## BEGIN Supplied material
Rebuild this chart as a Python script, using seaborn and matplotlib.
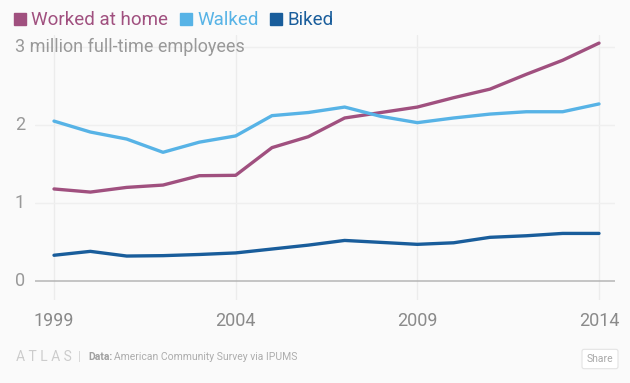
import matplotlib
matplotlib.use("Agg")
import matplotlib.pyplot as plt
import matplotlib.transforms as mtransforms
from matplotlib.lines import Line2D
import seaborn as sns
import pandas as pd

years = list(range(1999, 2015))
worked_at_home = [1.18, 1.14, 1.20, 1.23, 1.35, 1.355, 1.71, 1.85, 2.09, 2.16, 2.23, 2.35, 2.46, 2.65, 2.83, 3.05]
walked = [2.05, 1.91, 1.82, 1.65, 1.78, 1.86, 2.12, 2.16, 2.23, 2.11, 2.03, 2.09, 2.14, 2.17, 2.17, 2.27]
biked = [0.33, 0.38, 0.32, 0.325, 0.34, 0.36, 0.41, 0.46, 0.52, 0.495, 0.47, 0.49, 0.56, 0.58, 0.61, 0.61]
series_names = ["Worked at home", "Walked", "Biked"]
colors = ["#a0507f", "#57b3e6", "#195d9b"]
x_ticks = [1999, 2004, 2009, 2014]
y_ticks = [0, 1, 2, 3]
y_labels = ["0", "1", "2", "3 million full-time employees"]

df = pd.DataFrame({"year": years * 3,
                   "value": worked_at_home + walked + biked,
                   "series": sum([[n] * len(years) for n in series_names], [])})

sns.set_style("white")
plt.rcParams["font.family"] = ["Roboto", "DejaVu Sans"]

bg = "#fafafa"
fig = plt.figure(figsize=(6.3, 3.83), dpi=100, facecolor=bg)
ax = fig.add_axes([35 / 630, (383 - 300) / 383, 580 / 630, 265 / 383], facecolor=bg)

for xt in x_ticks:
    ax.axvline(xt, color="#ececec", lw=1, zorder=0)
for yt in y_ticks[1:]:
    ax.axhline(yt, color="#efefef", lw=1, zorder=0)
ax.axhline(0, color="#b5b5b5", lw=1.1, zorder=1)

sns.lineplot(data=df, x="year", y="value", hue="series", hue_order=series_names,
             palette=colors, lw=2.4, ax=ax, legend=False, zorder=3)

ax.set_xlim(1999 - 19 / 36.33, 2014 + 16 / 36.33)
ax.set_ylim(-19 / 78, 246 / 78)
for s in ax.spines.values():
    s.set_visible(False)
ax.set_xlabel("")
ax.set_ylabel("")
ax.set_yticks([])
ax.set_xticks(x_ticks)
ax.set_xticklabels([str(x) for x in x_ticks], fontsize=13, color="#8a8a8a")
ax.tick_params(axis="x", length=0, pad=9)

trans = mtransforms.blended_transform_factory(fig.transFigure, ax.transData)
for yt, lab in zip(y_ticks, y_labels):
    ax.text(15 / 630, yt, lab, transform=trans, ha="left", va="center",
            fontsize=13, color="#999999")

handles = [Line2D([], [], marker="s", ls="", color=c, markersize=8.5) for c in colors]
leg = fig.legend(handles, series_names, loc="upper left", bbox_to_anchor=(0.0, 1.005),
                 ncol=3, frameon=False, fontsize=13.5, handlelength=0.7,
                 handletextpad=0.25, columnspacing=0.6, borderaxespad=0.3)
for t, c in zip(leg.get_texts(), colors):
    t.set_color(c)

fy = 1 - 357 / 383
fig.text(16 / 630, fy, "A T L A S", fontsize=10, color="#cccccc", va="center", ha="left")
fig.text(78 / 630, fy, "|", fontsize=9, color="#d5d5d5", va="center", ha="left")
fig.text(88 / 630, fy, "Data:", fontsize=7.5, color="#a0a0a0", va="center",
         ha="left", fontweight="bold")
fig.text(114 / 630, fy, "American Community Survey via IPUMS", fontsize=7.5,
         color="#adadad", va="center", ha="left")
fig.text(600 / 630, 1 - 359 / 383, "Share", fontsize=7.5, color="#aaaaaa", va="center", ha="center",
         bbox=dict(boxstyle="round,pad=0.45,rounding_size=0.2", fc="white", ec="#e3e3e3", lw=0.8))

fig.savefig("out.png", dpi=100, facecolor=bg)
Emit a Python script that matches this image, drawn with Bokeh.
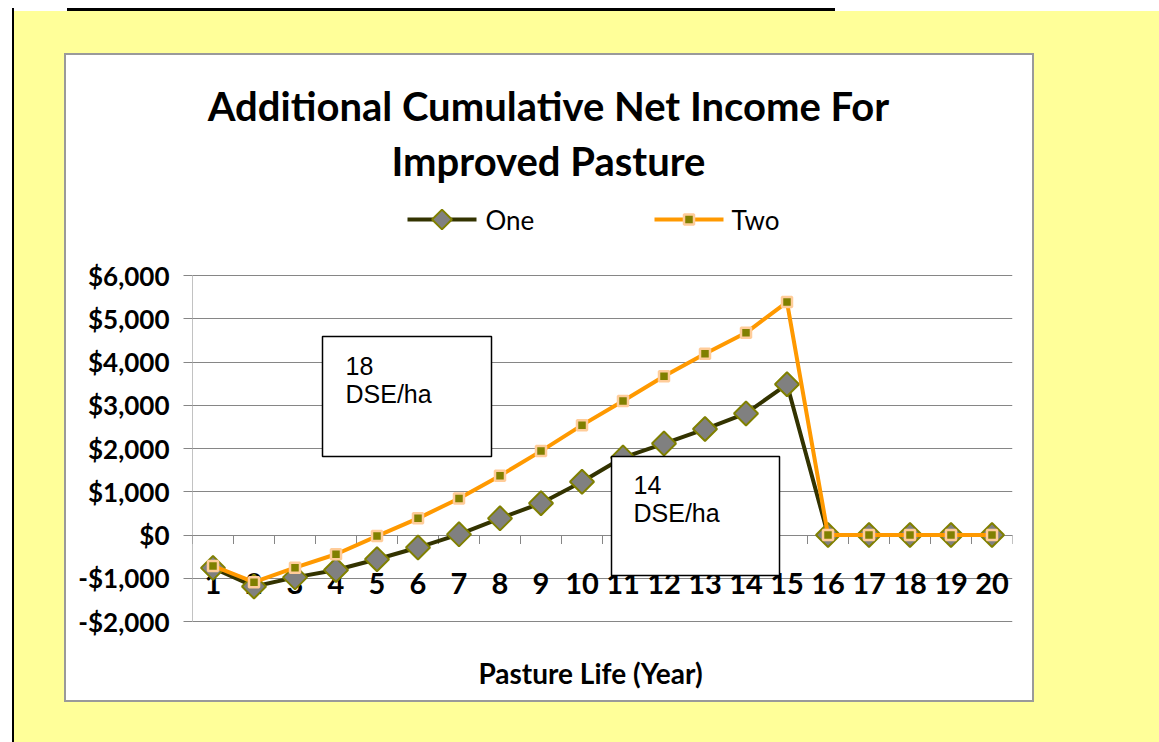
import math

from bokeh.plotting import figure
from bokeh.models import Range1d, FixedTicker, BoxAnnotation, Label
from bokeh.embed import file_html
from bokeh.resources import INLINE
from bokeh.core.properties import value

# ---- data -------------------------------------------------------------
years = list(range(1, 21))
one = [-760, -1190, -980, -810, -560, -290, 15, 385, 735, 1230,
       1790, 2115, 2450, 2810, 3485, 0, 0, 0, 0, 0]
two = [-715, -1090, -755, -445, -25, 385, 845, 1370, 1940, 2540,
       3100, 3670, 4190, 4675, 5385, 0, 0, 0, 0, 0]
y_ticks = [-2000, -1000, 0, 1000, 2000, 3000, 4000, 5000, 6000]
y_tick_labels = ["-$2,000", "-$1,000", "$0", "$1,000", "$2,000",
                 "$3,000", "$4,000", "$5,000", "$6,000"]
x_labels = [str(y) for y in years]
series_names = ["One", "Two"]
title_lines = ["Additional Cumulative Net Income For", "Improved Pasture"]
x_title = "Pasture Life (Year)"
notes = [("18", "DSE/ha"), ("14", "DSE/ha")]

# ---- layout (pixels) ----------------------------------------------------
W, H = 1159, 742
PLOT_L, PLOT_R = 192, 1012      # left / right edge of the plotting area
PLOT_T, PLOT_B = 275, 621       # pixel rows of the top and bottom ticks
GRID = "#868686"
FONT = "Lato"

# series styles
STYLE_ONE = dict(line="#333300", marker_fill="#808080", marker_line="#808000")
STYLE_TWO = dict(line="#FF9900", marker_fill="#808000", marker_line="#FFCC99")

# the frame spans the full height so titles, legend and notes can sit in it;
# the value range is widened so the tick span lands on PLOT_T..PLOT_B
y_lo, y_hi = y_ticks[0], y_ticks[-1]
per_px = (y_hi - y_lo) / (PLOT_B - PLOT_T)
y_range = Range1d(y_lo - (H - PLOT_B) * per_px, y_hi + PLOT_T * per_px)
x_range = Range1d(years[0] - 0.5, years[-1] + 0.5)
x_per_px = (x_range.end - x_range.start) / (PLOT_R - PLOT_L)


def at(px, py):
    """Canvas pixel position -> data coordinates of this frame."""
    return (x_range.start + (px - PLOT_L) * x_per_px,
            y_range.end - py * per_px)


p = figure(width=W, height=H, output_backend="svg", toolbar_location=None,
           title=None, x_range=x_range, y_range=y_range,
           x_axis_location=None,
           min_border_left=PLOT_L, min_border_right=W - PLOT_R,
           min_border_top=0, min_border_bottom=0)
p.outline_line_color = None
p.background_fill_color = None
p.border_fill_color = None

# page backdrop: yellow sheet with black rules and the white chart area
p.styles = {
    "background": ", ".join([
        "linear-gradient(#000,#000) 67px 8px / 768px 3px no-repeat",
        "linear-gradient(#000,#000) 12px 8px / 2px 734px no-repeat",
        "linear-gradient(#fff,#fff) 66px 55px / 966px 645px no-repeat",
        "linear-gradient(#9a9a9a,#9a9a9a) 64px 53px / 970px 649px no-repeat",
        "linear-gradient(#FFFF99,#FFFF99) 14px 11px / 1145px 731px no-repeat #ffffff",
    ])
}

# grid and value axis
p.xgrid.visible = False
p.ygrid.ticker = FixedTicker(ticks=y_ticks)
p.ygrid.grid_line_color = GRID
p.ygrid.grid_line_width = 1

ax = p.yaxis[0]
ax.ticker = FixedTicker(ticks=y_ticks)
ax.major_label_overrides = dict(zip(y_ticks, y_tick_labels))
ax.axis_line_color = None
ax.major_tick_line_color = GRID
ax.major_tick_out = 9
ax.major_tick_in = 0
ax.minor_tick_line_color = None
ax.major_label_standoff = 14
ax.major_label_text_font = FONT
ax.major_label_text_font_style = "bold"
ax.major_label_text_font_size = "26px"
ax.major_label_text_color = "black"

# axis line limited to the tick span
p.segment(x0=[x_range.start], y0=[y_lo], x1=[x_range.start], y1=[y_hi],
          line_color=GRID, line_width=1)

# category axis crossing at zero: tick marks between categories
bounds = [y - 0.5 for y in years] + [years[-1] + 0.5]
p.ray(x=bounds, y=[0] * len(bounds), length=9, length_units="screen",
      angle=-math.pi / 2, line_color=GRID, line_width=1)
p.text(x=years, y=[0] * len(years), text=x_labels, y_offset=48,
       text_align="center", text_baseline="middle",
       text_font=value(FONT), text_font_style="bold",
       text_font_size="29px", text_color="black")


def draw_one(xs, ys, size=17):
    p.line(xs, ys, line_color=STYLE_ONE["line"], line_width=4)
    p.scatter(xs, ys, marker="square", angle=math.pi / 4, size=size,
              fill_color=STYLE_ONE["marker_fill"],
              line_color=STYLE_ONE["marker_line"], line_width=2)


def draw_two(xs, ys, size=10):
    p.line(xs, ys, line_color=STYLE_TWO["line"], line_width=4)
    p.scatter(xs, ys, marker="square", size=size,
              fill_color=STYLE_TWO["marker_fill"],
              line_color=STYLE_TWO["marker_line"], line_width=2.5)


# series
draw_one(years, one)
draw_two(years, two)

# legend: line swatch with its marker, then the series name
for (x0, x1, tx), name, draw, msize in zip(
        [(407, 476, 485), (654, 723, 731)], series_names,
        [draw_one, draw_two], [14, 10]):
    (ax0, ly), (ax1, _) = at(x0, 219), at(x1, 219)
    draw([ax0, ax1], [ly, ly], size=0)
    draw([(ax0 + ax1) / 2], [ly], size=msize)
    p.add_layout(Label(x=tx, y=219, x_units="canvas", y_units="canvas",
                       text=name, text_align="left", text_baseline="middle",
                       text_font=FONT, text_font_size="26px",
                       text_color="black"))

# titles
for text, cy in zip(title_lines, [105, 160]):
    p.add_layout(Label(x=548, y=cy, x_units="canvas", y_units="canvas",
                       text=text, text_align="center", text_baseline="middle",
                       text_font=FONT, text_font_style="bold",
                       text_font_size="40px", text_color="black"))
p.add_layout(Label(x=590, y=672, x_units="canvas", y_units="canvas",
                   text=x_title, text_align="center", text_baseline="middle",
                   text_font=FONT, text_font_style="bold",
                   text_font_size="28px", text_color="black"))

# stocking-rate text boxes
for (l, r, t, b), (tx, ty), (a, c) in zip(
        [(322, 491, 336, 456), (611, 779, 456, 575)],
        [(345, 365), (633, 484)], notes):
    p.add_layout(BoxAnnotation(left=l, right=r, top=t, bottom=b,
                               left_units="canvas", right_units="canvas",
                               top_units="canvas", bottom_units="canvas",
                               fill_color="white", fill_alpha=1,
                               line_color="black", line_alpha=1,
                               line_width=1.5))
    for k, s in enumerate((a, c)):
        p.add_layout(Label(x=tx, y=ty + 28 * k, x_units="canvas",
                           y_units="canvas", text=s, text_align="left",
                           text_baseline="middle",
                           text_font="Liberation Sans",
                           text_font_size="25px", text_color="black"))

open("out.html", "w").write(file_html(p, INLINE))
## END Supplied material
## [Exercise prompt]
Repeat the listing above up to and including the line with "import pandas as pd", starting from its first line. Drop any pictures.

## [Completed task]
Rebuild this chart as a Python script, using seaborn and matplotlib.
import matplotlib
matplotlib.use("Agg")
import matplotlib.pyplot as plt
import matplotlib.transforms as mtransforms
from matplotlib.lines import Line2D
import seaborn as sns
import pandas as pd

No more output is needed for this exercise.